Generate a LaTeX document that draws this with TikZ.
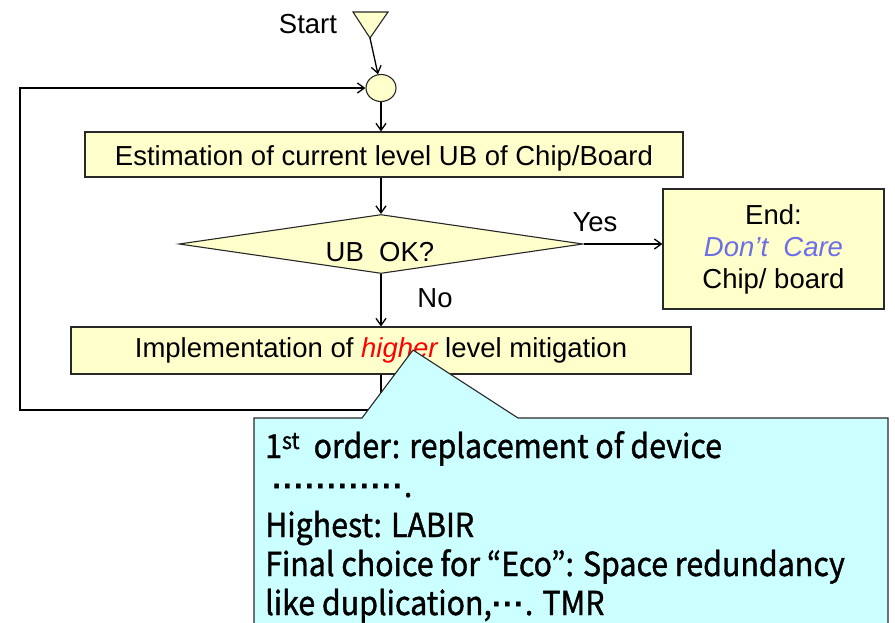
\documentclass[tikz,border=0pt]{standalone}
\usepackage{fontspec}
\setmainfont{Liberation Sans}
\newfontfamily\gothic[FakeStretch=0.92,FakeBold=1.2]{Noto Sans CJK JP}
\newfontfamily\dotfont{Liberation Sans Bold}
\newcommand{\mdots}[1]{{\dotfont\foreach \i in {1,...,#1}{·}}}
\usetikzlibrary{shapes.geometric,arrows.meta}
\definecolor{boxfill}{RGB}{255,255,204}
\definecolor{notefill}{RGB}{204,255,255}
\definecolor{careblue}{RGB}{110,110,230}
\definecolor{edge}{RGB}{40,40,40}
\tikzset{
  flow/.style={line width=1.3pt, draw=black, -{Straight Barb[length=7pt,width=10pt,line width=1.3pt]}},
  procbox/.style={draw=edge, line width=1.1pt, fill=boxfill, inner sep=0pt, font=\fontsize{27.5}{32}\selectfont},
  lbl/.style={font=\fontsize{27.5}{32}\selectfont, inner sep=0pt},
  note/.style={font=\gothic\fontsize{33}{39}\selectfont, anchor=base west, inner sep=0pt}
}
\begin{document}
\begin{tikzpicture}[x=1pt,y=-1pt]
\useasboundingbox (0,0) rectangle (895,622);
\clip (0,0) rectangle (895,622);

% start marker
\node[lbl] (start) at (308,24) {Start};
\draw[line width=1.1pt, draw=edge, fill=boxfill] (353,12) -- (388,12) -- (370,38) -- cycle;
\coordinate (st) at (370,38);

% junction
\node[draw=edge, line width=1.1pt, fill=boxfill, ellipse, minimum width=30pt, minimum height=27pt, inner sep=0pt] (c) at (381,88) {};

% process steps
\node[procbox, minimum width=598pt, minimum height=45pt, text depth=0pt] (est) at (384,154.5) {\raisebox{-2pt}{Estimation of current level UB of Chip/Board}};
\node[procbox, diamond, aspect=6.85, minimum width=404pt, minimum height=59pt] (dec) at (381,244) {};
\node[lbl] (ubok) at (380,252) {UB\ \ OK?};
\node[procbox, minimum width=620pt, minimum height=47pt] (impl) at (381,350.5) {\raisebox{-1pt}{Implementation of \textcolor{red}{\itshape higher} level mitigation}};
\node[procbox, minimum width=221pt, minimum height=120pt, align=center, font=\fontsize{27.5}{32}\selectfont] (end) at (773.5,249)
  {End:\\\textcolor{careblue}{\itshape Don't\ \ Care}\\Chip/ board};

% labels
\node[lbl] (yes) at (595,222) {Yes};
\node[lbl] (no) at (435,298) {No};

% connectors
\coordinate (lb) at (20,410);
\draw[flow] (st) -- (c);
\draw[flow] (c.south) -- (c.south |- est.north);
\draw[flow] (c.south |- est.south) -- (dec.north);
\draw[flow] (dec.east) -- (end.west |- dec.east);
\draw[flow] (dec.south) -- (dec.south |- impl.north);
\draw[flow] (dec.south |- impl.south) |- (lb) |- (c.west);

% callout
\draw[draw=edge, line width=1.1pt, fill=notefill]
  (254,418) -- (362,418) -- (413,350) -- (518,418) -- (888,418) -- (888,650) -- (254,650) -- cycle;
\node[note] (n1) at (265,458) {1\textsuperscript{st}\ \ order: replacement of device};
\node[note] (n2) at (265,497) {\ \mdots{12}.};
\node[note] (n3) at (265,537) {Highest: LABIR};
\node[note] (n4) at (265,576) {Final choice for “Eco”: Space redundancy};
\node[note] (n5) at (265,615) {like duplication,\mdots{3}. TMR};
\end{tikzpicture}
\end{document}
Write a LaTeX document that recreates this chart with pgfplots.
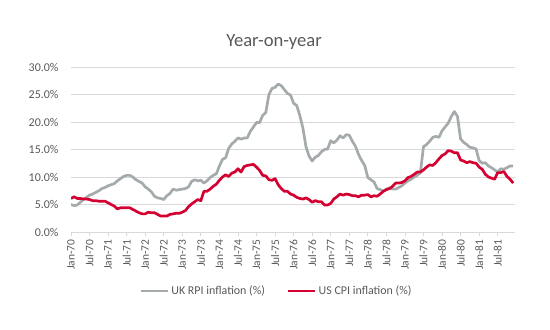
\documentclass[border=0pt]{standalone}
\usepackage{pgfplots}
\pgfplotsset{compat=1.18}
\usepackage{pgfplotstable}
\usepackage{fontspec}
\setmainfont{Carlito}
\definecolor{ukgray}{RGB}{165,170,173}
\definecolor{usred}{RGB}{212,0,50}
\definecolor{txtgray}{RGB}{89,89,89}
\definecolor{gridgray}{RGB}{217,217,217}
\pgfplotstableread{
m uk us
0 5.0 6.1
1 4.8 6.4
2 4.9 6.1
3 5.4 6.1
4 5.9 6.0
5 6.3 6.0
6 6.7 5.9
7 6.9 5.7
8 7.2 5.7
9 7.5 5.6
10 7.9 5.6
11 8.1 5.6
12 8.4 5.3
13 8.6 5.0
14 8.8 4.7
15 9.3 4.2
16 9.7 4.4
17 10.1 4.4
18 10.3 4.4
19 10.3 4.4
20 10.0 4.1
21 9.5 3.8
22 9.2 3.5
23 8.9 3.3
24 8.2 3.3
25 7.8 3.6
26 7.3 3.5
27 6.5 3.5
28 6.2 3.2
29 6.1 2.9
30 5.9 2.9
31 6.6 2.9
32 7.0 3.2
33 7.8 3.3
34 7.6 3.4
35 7.7 3.4
36 7.8 3.6
37 7.9 3.9
38 8.2 4.6
39 9.2 5.1
40 9.5 5.5
41 9.3 5.9
42 9.4 5.7
43 8.9 7.4
44 9.3 7.4
45 9.9 7.8
46 10.3 8.3
47 10.6 8.7
48 12.0 9.4
49 13.2 10.0
50 13.5 10.4
51 15.2 10.1
52 16.0 10.7
53 16.5 10.9
54 17.1 11.5
55 16.9 10.9
56 17.1 11.9
57 17.1 12.1
58 18.3 12.2
59 19.1 12.3
60 19.9 11.8
61 19.9 11.2
62 21.2 10.3
63 21.7 10.2
64 25.0 9.5
65 26.1 9.4
66 26.3 9.7
67 26.9 8.6
68 26.6 7.9
69 25.9 7.4
70 25.2 7.4
71 24.9 6.9
72 23.4 6.7
73 23.0 6.3
74 21.2 6.1
75 18.9 6.0
76 15.5 6.2
77 13.8 5.9
78 12.9 5.4
79 13.6 5.7
80 13.9 5.5
81 14.6 5.5
82 15.0 4.9
83 15.1 4.9
84 16.6 5.2
85 16.2 6.0
86 16.7 6.4
87 17.5 6.9
88 17.1 6.7
89 17.7 6.9
90 17.6 6.8
91 16.5 6.6
92 15.6 6.6
93 14.1 6.4
94 13.0 6.7
95 12.1 6.7
96 9.9 6.8
97 9.5 6.4
98 9.1 6.6
99 7.9 6.5
100 7.7 6.9
101 7.4 7.4
102 7.8 7.7
103 8.0 7.9
104 7.8 8.3
105 7.8 8.9
106 8.1 8.9
107 8.4 9.0
108 8.9 9.3
109 9.3 9.9
110 9.6 10.1
111 10.0 10.5
112 10.3 10.9
113 10.8 10.9
114 15.5 11.3
115 15.9 11.8
116 16.5 12.2
117 17.2 12.1
118 17.4 12.6
119 17.2 13.3
120 18.4 13.9
121 19.1 14.2
122 19.8 14.8
123 21.0 14.7
124 21.9 14.4
125 21.0 14.4
126 16.9 13.1
127 16.3 12.9
128 15.9 12.6
129 15.4 12.8
130 15.3 12.6
131 15.1 12.5
132 13.0 11.8
133 12.5 11.4
134 12.6 10.5
135 12.0 10.0
136 11.7 9.8
137 11.3 9.6
138 10.9 10.8
139 11.5 10.8
140 11.4 11.0
141 11.7 10.1
142 12.0 9.6
143 12.0 8.9
}\datatable
\begin{document}
\begin{tikzpicture}
\path[use as bounding box] (0,0) rectangle (550bp,330bp);
\node[text=txtgray, font=\fontsize{18.67}{22}\selectfont] at (274bp,288bp) {Year-on-year};
\begin{axis}[
  at={(71bp,98bp)}, anchor=south west,
  scale only axis, width=444bp, height=165bp,
  xmin=0, xmax=143.6, ymin=0, ymax=30,
  axis x line*=bottom, axis y line*=left,
  y axis line style={draw=none},
  x axis line style={draw=gridgray, line width=0.75bp},
  xtick={0,6,...,138},
  xticklabels={Jan-70,Jul-70,Jan-71,Jul-71,Jan-72,Jul-72,Jan-73,Jul-73,Jan-74,Jul-74,Jan-75,Jul-75,Jan-76,Jul-76,Jan-77,Jul-77,Jan-78,Jul-78,Jan-79,Jul-79,Jan-80,Jul-80,Jan-81,Jul-81},
  xticklabel style={rotate=90, anchor=east, font=\fontsize{11.5}{13}\selectfont, text=txtgray},
  x tick style={draw=gridgray, line width=0.75bp},
  tick align=outside, major tick length=4bp,
  ytick={0,5,...,30},
  yticklabels={0.0\%,5.0\%,10.0\%,15.0\%,20.0\%,25.0\%,30.0\%},
  yticklabel style={font=\fontsize{12}{14}\selectfont, text=txtgray, xshift=-5bp},
  y tick style={draw=none},
  ymajorgrids, grid style={draw=gridgray, line width=0.75bp},
  legend style={at={(0.463,-0.358)}, anchor=center, draw=none, fill=none,
    font=\fontsize{12}{14}\selectfont, text=txtgray,
    /tikz/every even column/.append style={column sep=20bp}},
  legend columns=2,
  legend image code/.code={\draw[#1] (0bp,0bp) -- (27bp,0bp);},
  every axis plot/.append style={line width=2.7bp, line join=round},
]
\addplot[ukgray, no markers] table[x=m, y=uk] {\datatable};
\addlegendentry{UK RPI inflation (\%)}
\addplot[usred, no markers] table[x=m, y=us] {\datatable};
\addlegendentry{US CPI inflation (\%)}
\end{axis}
\end{tikzpicture}
\end{document}
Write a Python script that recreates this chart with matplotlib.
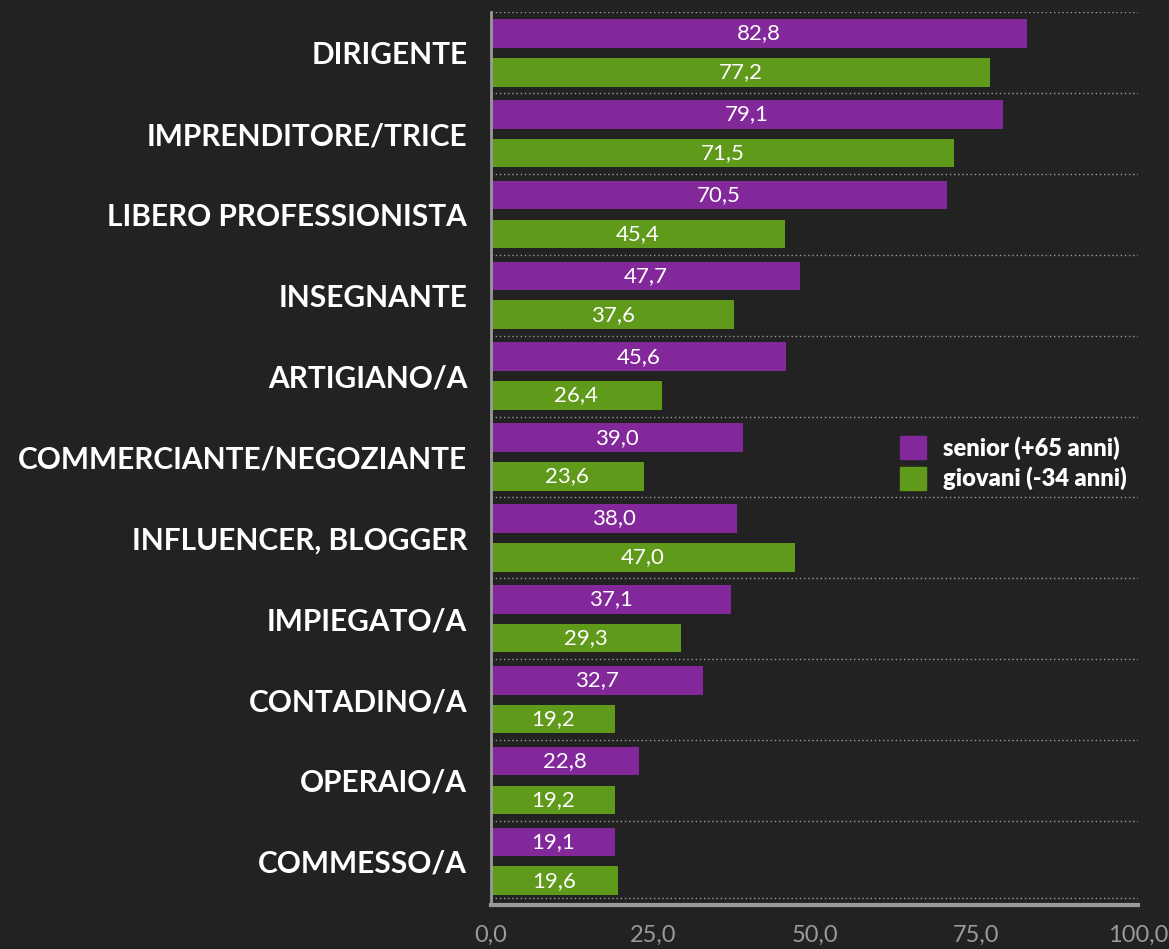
import numpy as np
import matplotlib
import matplotlib.pyplot as plt
from matplotlib.patches import Patch

matplotlib.rcParams['font.family'] = ['Lato', 'DejaVu Sans']

categories = ["DIRIGENTE", "IMPRENDITORE/TRICE", "LIBERO PROFESSIONISTA", "INSEGNANTE",
              "ARTIGIANO/A", "COMMERCIANTE/NEGOZIANTE", "INFLUENCER, BLOGGER",
              "IMPIEGATO/A", "CONTADINO/A", "OPERAIO/A", "COMMESSO/A"]
senior = [82.8, 79.1, 70.5, 47.7, 45.6, 39.0, 38.0, 37.1, 32.7, 22.8, 19.1]
giovani = [77.2, 71.5, 45.4, 37.6, 26.4, 23.6, 47.0, 29.3, 19.2, 19.2, 19.6]
series_names = ["senior (+65 anni)", "giovani (-34 anni)"]
xticks = [0, 25, 50, 75, 100]

bg = "#222222"
purple = "#83289a"
green = "#5f9a1a"

fig = plt.figure(figsize=(11.69, 9.49), dpi=100, facecolor=bg)
ax = fig.add_axes([0.42, 0.0464, 0.5535, 0.9406])
ax.set_facecolor(bg)

y = np.arange(len(categories))
h = 0.355
off = 0.24
bs = ax.barh(y - off, senior, height=h, color=purple)
bg_ = ax.barh(y + off, giovani, height=h, color=green)

def fmt(v):
    return ("%.1f" % v).replace(".", ",")

for bars, vals in ((bs, senior), (bg_, giovani)):
    for b, v in zip(bars, vals):
        ax.text(v / 2, b.get_y() + b.get_height() / 2, fmt(v), ha="center", va="center",
                color="white", fontsize=16)

for g in np.arange(len(categories) + 1) - 0.5:
    if g < len(categories) - 0.5:
        ax.axhline(g, color="#9a9a9a", lw=1, ls=(0, (1, 2)), zorder=0)
    else:
        ax.axhline(g - 0.04, color="#9a9a9a", lw=1, ls=(0, (1, 2)), zorder=0)

ax.set_xlim(0, 100)
ax.set_ylim(len(categories) - 0.5 + 0.04, -0.5)
ax.set_yticks(y)
ax.set_yticklabels(categories, color="white", fontsize=21.5, fontweight="bold")
ax.set_xticks(xticks)
ax.set_xticklabels([fmt(v) for v in xticks], color="#9a9a9a", fontsize=17)
ax.tick_params(axis="y", length=0, pad=17)
ax.tick_params(axis="x", length=0, pad=14)

for s in ("top", "right"):
    ax.spines[s].set_visible(False)
ax.spines["left"].set_color("#9a9a9a")
ax.spines["left"].set_linewidth(2)
ax.spines["bottom"].set_color("#9a9a9a")
ax.spines["bottom"].set_linewidth(3)

handles = [Patch(color=purple), Patch(color=green)]
leg = ax.legend(handles, series_names, loc="upper left", bbox_to_anchor=(0.752, 0.545 + 0.018),
                bbox_transform=fig.transFigure, frameon=False, handlelength=1.1,
                handleheight=1.1, handletextpad=0.7, labelspacing=0.3,
                prop={"size": 17, "weight": "bold"})
for t in leg.get_texts():
    t.set_color("white")
    t.set_fontweight("heavy")

fig.savefig("out.png", dpi=100, facecolor=bg)
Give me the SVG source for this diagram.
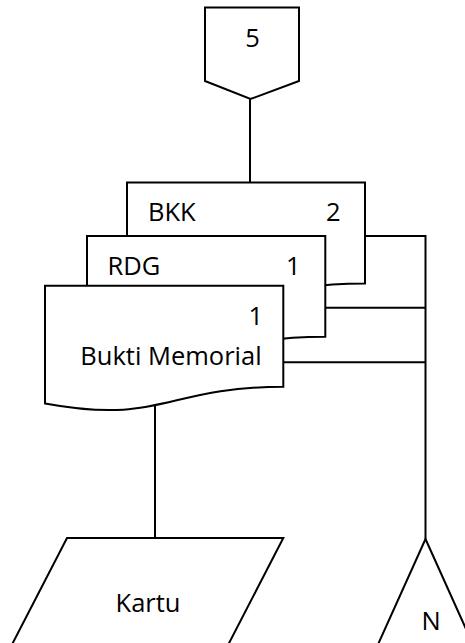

******

» Problem details:
Write down every line from the opening of the listing to the line with "fill=boxfill, ellipse, minimum", both included, and nothing else; the pictures are omitted.

» Task solution:
Generate a LaTeX document that draws this with TikZ.
\documentclass[tikz,border=0pt]{standalone}
\usepackage{fontspec}
\setmainfont{Liberation Sans}
\newfontfamily\gothic[FakeStretch=0.92,FakeBold=1.2]{Noto Sans CJK JP}
\newfontfamily\dotfont{Liberation Sans Bold}
\newcommand{\mdots}[1]{{\dotfont\foreach \i in {1,...,#1}{·}}}
\usetikzlibrary{shapes.geometric,arrows.meta}
\definecolor{boxfill}{RGB}{255,255,204}
\definecolor{notefill}{RGB}{204,255,255}
\definecolor{careblue}{RGB}{110,110,230}
\definecolor{edge}{RGB}{40,40,40}
\tikzset{
  flow/.style={line width=1.3pt, draw=black, -{Straight Barb[length=7pt,width=10pt,line width=1.3pt]}},
  procbox/.style={draw=edge, line width=1.1pt, fill=boxfill, inner sep=0pt, font=\fontsize{27.5}{32}\selectfont},
  lbl/.style={font=\fontsize{27.5}{32}\selectfont, inner sep=0pt},
  note/.style={font=\gothic\fontsize{33}{39}\selectfont, anchor=base west, inner sep=0pt}
}
\begin{document}
\begin{tikzpicture}[x=1pt,y=-1pt]
\useasboundingbox (0,0) rectangle (895,622);
\clip (0,0) rectangle (895,622);

% start marker
\node[lbl] (start) at (308,24) {Start};
\draw[line width=1.1pt, draw=edge, fill=boxfill] (353,12) -- (388,12) -- (370,38) -- cycle;
\coordinate (st) at (370,38);

% junction
\node[draw=edge, line width=1.1pt, fill=boxfill, ellipse, minimum width=30pt, minimum height=27pt, inner sep=0pt] (c) at (381,88) {};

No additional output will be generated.